◆ **SHORT PROBLEM**
Repeat only the lines below that run from the line with "Convert this chart to Altair code." to the line with "y_scale = alt.Scale(domain=[0, 7], nice=False)", ends included; skip every picture.

═══ GIVEN DATA ═══

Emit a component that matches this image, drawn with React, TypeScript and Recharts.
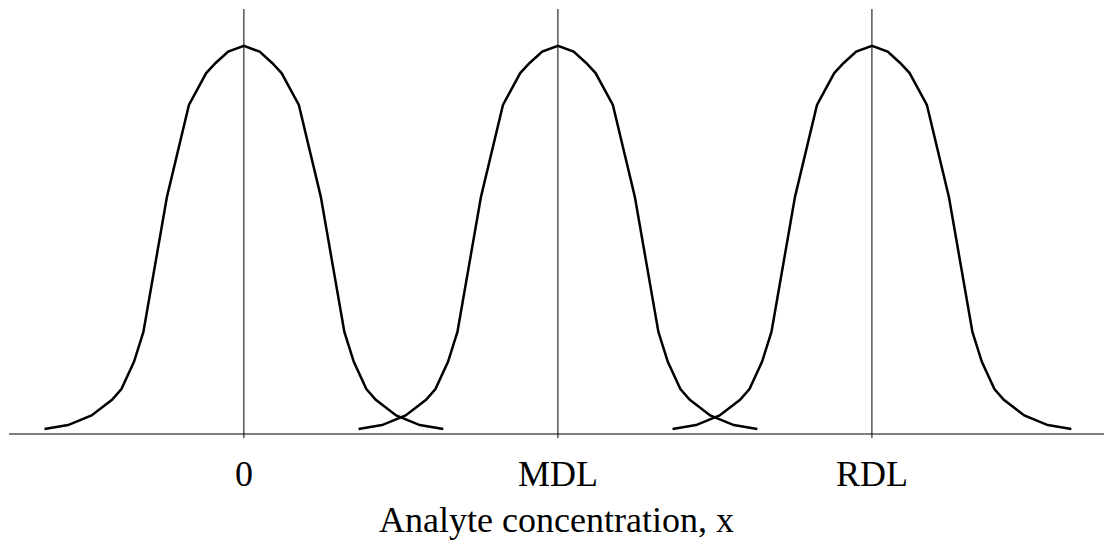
import { LineChart, Line, XAxis, YAxis, ReferenceLine } from 'recharts'

// centres of the three distributions, in concentration units
const centers = [0, 10, 20]
const tickLabels = ['0', 'MDL', 'RDL']

// shape of one distribution (offset from centre, relative height)
const offsets = [-6.35, -5.6, -4.85, -4.2, -3.9, -3.5, -3.2, -2.45, -1.75, -1.2, -0.9, -0.5, 0, 0.5, 0.9, 1.2, 1.75, 2.45, 3.2, 3.5, 3.9, 4.2, 4.85, 5.6, 6.35]
const heights = [0.013, 0.023, 0.048, 0.088, 0.116, 0.186, 0.263, 0.611, 0.848, 0.93, 0.956, 0.985, 1, 0.985, 0.956, 0.93, 0.848, 0.611, 0.263, 0.186, 0.116, 0.088, 0.048, 0.023, 0.013]

const font = 'Liberation Serif, Times New Roman, serif'

export default function App() {
  const curves = centers.map((c) =>
    offsets.map((o, i) => ({ x: c + o, y: heights[i] }))
  )

  return (
    <div style={{ width: 1104, height: 544, background: '#fff' }}>
      <style>{`body{margin:0}`}</style>
      <LineChart width={1104} height={544} margin={{ top: 9, right: 0, left: 9, bottom: 0 }}>
        <XAxis
          type="number"
          dataKey="x"
          domain={[-7.48, 27.39]}
          ticks={centers}
          tickFormatter={(v: number) => tickLabels[centers.indexOf(v)] ?? ''}
          axisLine={{ stroke: '#000', strokeWidth: 1.2 }}
          tickLine={{ stroke: '#000' }}
          tickSize={4}
          tickMargin={22}
          height={110}
          interval={0}
          tick={{ fill: '#000', fontSize: 36, fontFamily: font }}
          label={{
            value: 'Analyte concentration, x',
            position: 'insideBottom',
            offset: 12,
            fill: '#000',
            fontSize: 36,
            fontFamily: font,
          }}
          allowDataOverflow
        />
        <YAxis hide type="number" domain={[0, 1.095]} allowDataOverflow />
        {centers.map((c) => (
          <ReferenceLine key={'r' + c} x={c} stroke="#000" strokeWidth={1} />
        ))}
        {curves.map((d, i) => (
          <Line
            key={i}
            data={d}
            dataKey="y"
            type="linear"
            stroke="#000"
            strokeWidth={2.5}
            dot={false}
            activeDot={false}
            isAnimationActive={false}
          />
        ))}
      </LineChart>
    </div>
  )
}
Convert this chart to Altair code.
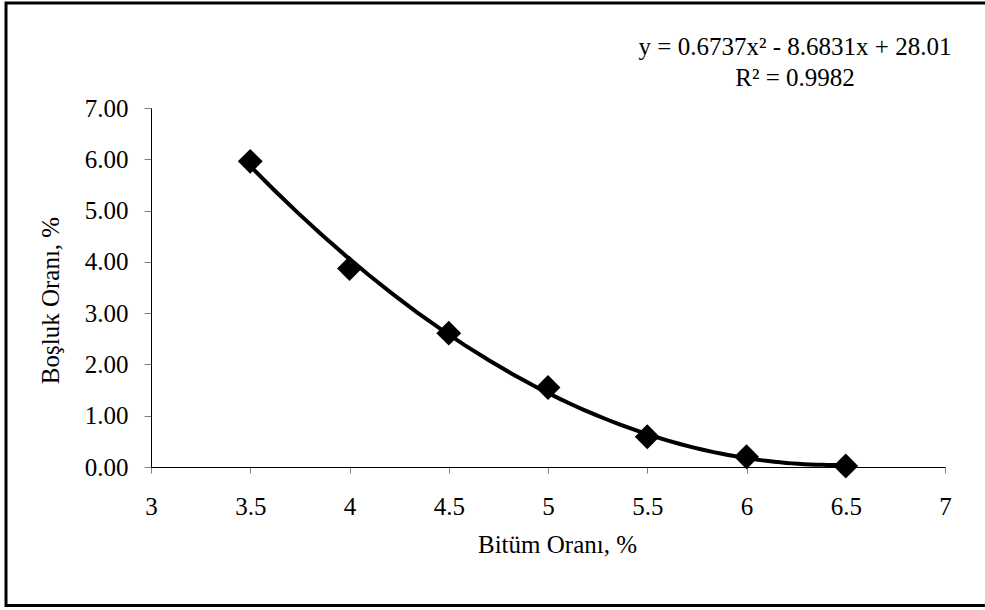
import altair as alt
import pandas as pd

# Bitumen content (%) vs. air void ratio (%) from the mix tests
bitum = [3.5, 4.0, 4.5, 5.0, 5.5, 6.0, 6.5]
bosluk = [5.96, 3.87, 2.61, 1.55, 0.59, 0.20, 0.02]

# Second-order trend line as reported with the chart
coef_a, coef_b, coef_c = 0.6737, -8.6831, 28.01
r_squared = 0.9982

x_ticks = [3, 3.5, 4, 4.5, 5, 5.5, 6, 6.5, 7]
y_ticks = [0, 1, 2, 3, 4, 5, 6, 7]

df = pd.DataFrame({"x": bitum, "y": bosluk})

FONT = "Liberation Serif"

x_scale = alt.Scale(domain=[3, 7], nice=False, zero=False)
y_scale = alt.Scale(domain=[0, 7], nice=False)

x_axis = alt.Axis(
    values=x_ticks, format="~g", grid=False,
    domainColor="black", domainWidth=1,
    tickColor="#808080", tickSize=6,
    labelFont=FONT, labelFontSize=25, labelColor="black",
    labelBaseline="alphabetic", labelPadding=41, labelFlush=False,
    title="Bitüm Oranı, %", titleFont=FONT, titleFontSize=25,
    titleFontWeight="normal", titleColor="black",
    titleX=406, titleY=85, titleBaseline="alphabetic",
)
y_axis = alt.Axis(
    values=y_ticks, format=".2f", grid=False,
    domainColor="black", domainWidth=1,
    tickColor="#808080", tickSize=7,
    labelFont=FONT, labelFontSize=25, labelColor="black",
    labelPadding=16, labelFlush=False,
    title="Boşluk Oranı, %", titleFont=FONT, titleFontSize=25,
    titleFontWeight="normal", titleColor="black",
    titleX=-93, titleY=192, titleBaseline="alphabetic", titleAngle=270,
)

base = alt.Chart(df)

trend = base.transform_regression(
    "x", "y", method="poly", order=2
).mark_line(color="black", strokeWidth=4).encode(
    x=alt.X("x:Q", scale=x_scale, axis=x_axis),
    y=alt.Y("y:Q", scale=y_scale, axis=y_axis),
)

points = base.mark_point(
    shape="diamond", size=620, filled=True, color="black", opacity=1
).encode(
    x=alt.X("x:Q", scale=x_scale),
    y=alt.Y("y:Q", scale=y_scale),
)

eq_text = "y = {:.4f}x² - {:.4f}x + {:.2f}\nR² = {:.4f}".format(
    coef_a, abs(coef_b), coef_c, r_squared
)
equation = alt.Chart(pd.DataFrame({"t": [eq_text]})).mark_text(
    font=FONT, fontSize=25, color="black", align="center",
    baseline="alphabetic", lineBreak="\n", lineHeight=31,
).encode(
    text="t:N",
    x=alt.value(644),
    y=alt.value(-53),
)

frame = alt.Chart(pd.DataFrame({"k": [0]})).mark_rect(
    fill=None, stroke="black", strokeWidth=3, clip=False
).encode(
    x=alt.value(-145), x2=alt.value(845),
    y=alt.value(-105), y2=alt.value(497.5),
)

chart = alt.layer(trend, points, equation, frame).properties(
    width=794, height=359,
    autosize=alt.AutoSizeParams(type="none"),
    padding={"left": 151, "top": 108, "right": 40, "bottom": 143},
    background="white",
).configure_view(stroke=None)

chart.save("out.html", embed_options={"renderer": "svg", "actions": False})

═══

◆ **TASK RESPONSE**
Convert this chart to Altair code.
import altair as alt
import pandas as pd

# Bitumen content (%) vs. air void ratio (%) from the mix tests
bitum = [3.5, 4.0, 4.5, 5.0, 5.5, 6.0, 6.5]
bosluk = [5.96, 3.87, 2.61, 1.55, 0.59, 0.20, 0.02]

# Second-order trend line as reported with the chart
coef_a, coef_b, coef_c = 0.6737, -8.6831, 28.01
r_squared = 0.9982

x_ticks = [3, 3.5, 4, 4.5, 5, 5.5, 6, 6.5, 7]
y_ticks = [0, 1, 2, 3, 4, 5, 6, 7]

df = pd.DataFrame({"x": bitum, "y": bosluk})

FONT = "Liberation Serif"

x_scale = alt.Scale(domain=[3, 7], nice=False, zero=False)
y_scale = alt.Scale(domain=[0, 7], nice=False)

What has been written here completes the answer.